Most buses are built gear bound, because they spend most of their time below the speed limit picking up and dropping off kids. So some sort of rear gear and or transmission swap is a must if you're wanting to go the speed limit and beyond.

The easy way to go faster in any bus is to swap the rear 3rd member to a lower numerical ratio. Going up hills is a different story, though. There's a reason most semi trucks have 10+ speed transmissions, and that's so they can best match their power to their road speed. Matching the power to your road speed allows for faster acceleration because you're always in the sweet spot of power to MPH. Putting a taller gear in the back will cost you your acceleration speed, because your engine will then be out of that sweet spot more often.

You have 2 options for more gears, one is swapping in a manual transmission and the associated hardware. That will allow you to use one of the aforementioned 10+ speed transmissions out of a larger truck.

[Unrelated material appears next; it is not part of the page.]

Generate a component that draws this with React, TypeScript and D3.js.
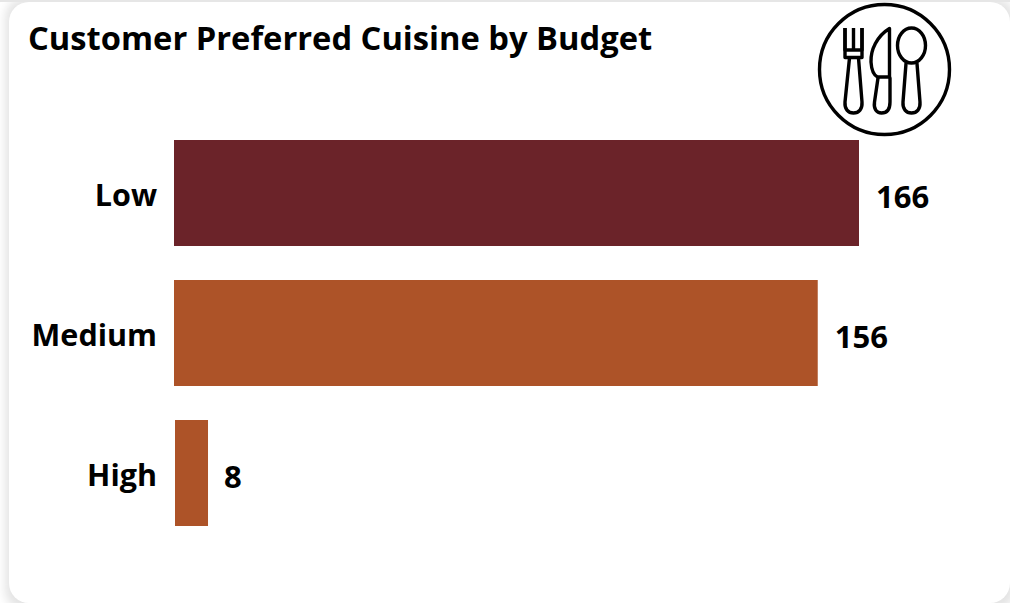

The other option, which will give you the best of both worlds, is to go to a modern automatic. They come with 6 speeds, with the last 2 being overdrive, giving you the highway capability that you want, with the acceleration that you currently have.

They also have a lockup torque converter, use modern synthetic fluids, and have adaptive shifting. All of which creates a longer more durable product compared to the at545 that you currently have.

One nice caveat about the IDI/at545 combo that you have, is that the IDI has a higher rpm powerband compared to that of most other diesel engines. That higher powerband is better suited for the stock high stall torque converters used in the at545, because the higher rpm lowers the amount of slip in the converter. So you typically don't have to worry too much about high trans heat.

But a fluid temp gauge is still highly recommend for any AT545.
It's really a good recommendation for any bus, so long as you know what you're looking at.